メタンハイドレート、日本海側で本格掘削調査へ
「新たな国産エネルギー」として注目されるメタンハイドレートの日本海での調査が本格化します。独立行政法人産業技術総合研究所(産総研)と明治大学ガスハイドレート研究所は15日、経済産業省の委託事業として、鳥取県の境港から調査船を出航。約2カ月間にわたり日本海の資源量を把握する調査に乗り出し、初めて海底下100メートル近くでの掘削調査も行う予定です。 ■太平洋側に比べ出遅れ、ポテンシャルは大 メタンハイドレートはメタンと水が低温、高圧状態で結晶化した物質。日本では1980年代から主に太平洋側で調査研究が進められ、昨年3月には愛知県と三重県の沖合で世界初のガス生産実験に成功しました。資源量は日本が輸入する液化天然ガス(LNG)の10年分以上あるとされ、安定生産とコスト削減の技術開発が探られています。

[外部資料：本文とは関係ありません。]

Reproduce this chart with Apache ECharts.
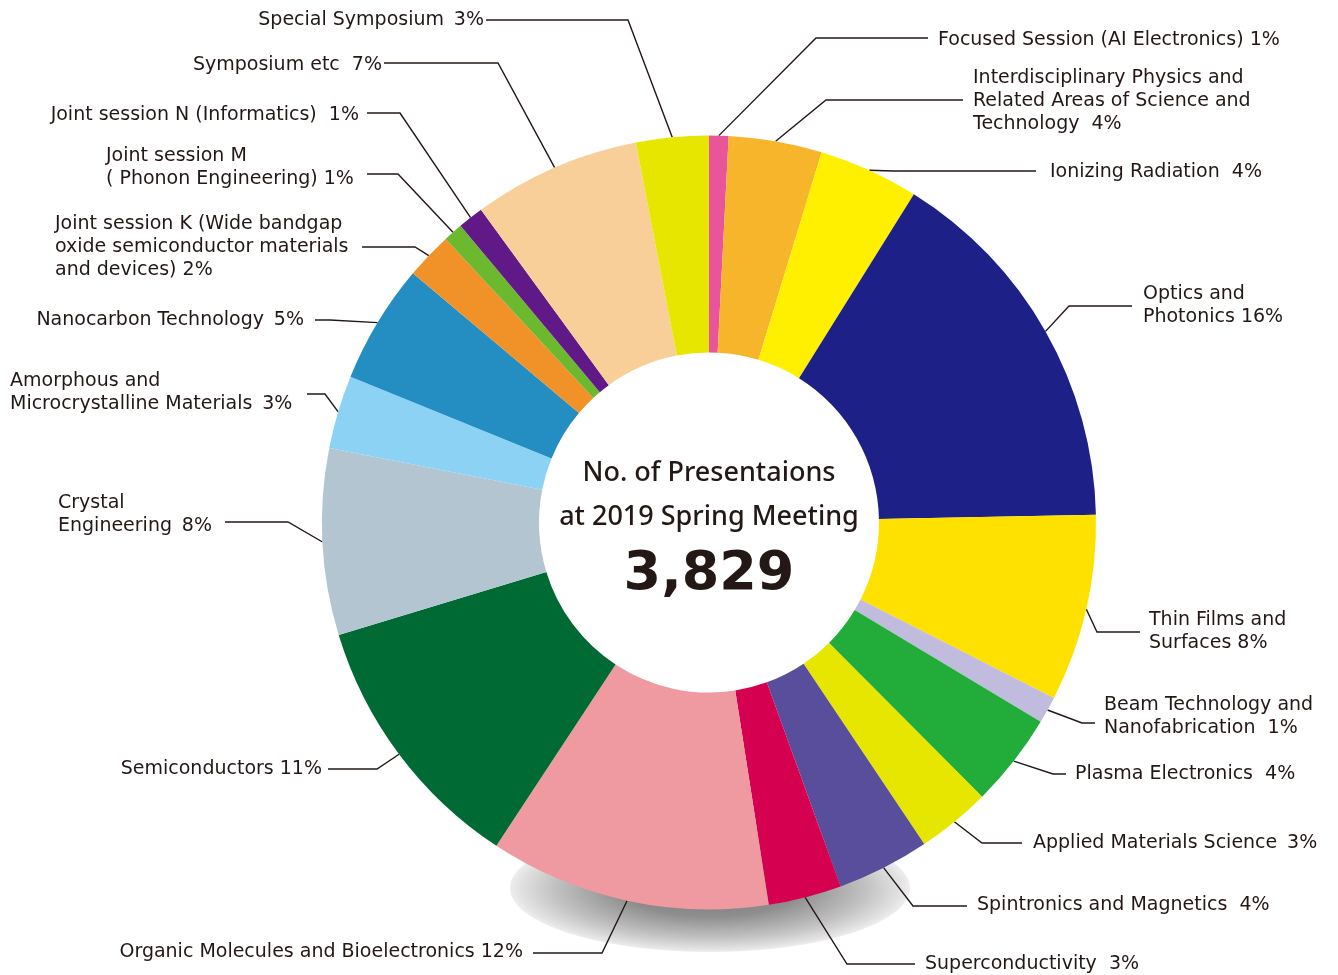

一方、日本海側の状態は最近までよく分かっていませんでした。明治大学ガスハイドレート研究所によれば、2003年に新潟・上越沖で石油天然ガス探査の調査中に偶然、メタンハイドレートが発見され、04年から東京大学の松本良教授(現在は同研究所特任教授)らのチームによって集中的な調査が始まりました。 その結果、日本海側ではメタンハイドレートが海底下から「煙突状」にわき上がって海底表面まで露出していることを確認。数百メートルの深い砂層に広がる「深層型」の太平洋側に対し、日本海側は「表層型メタンハイドレート」として相次いで確認されるようになりました。回収方法も水深1000メートルの海底をさらに数百メートル掘り下げ、減圧する太平洋側に比べ、海底表面でそのまま採取できる日本海側は、資源としてのポテンシャルが高いのではないかとも見られています。
ところが、国はすでに始まっていた太平洋側の調査研究を優先、日本海側の研究者から不満の声が上がっていました。民間で独自調査を進めてきた独立総合研究所の青山繁晴さん、千春さん夫妻は著書などで「日本海側にはほとんど予算がつかない」「官僚や学者が既得権益を守っている」などと訴えています。 ■国もようやく本腰、まず資源量把握 こうした流れを変える動きと「3・11」後のエネルギー危機を追い風に、12年9月には秋田、山形、新潟、富山、石川、福井、京都、兵庫、鳥取、島根の日本海沿岸10府県による「海洋エネルギー資源開発促進日本海連合」が発足。国への働きかけが強まり、ようやく昨年度、日本海側の調査予算約10億円が認められ、3年計画での資源量把握調査が始まりました。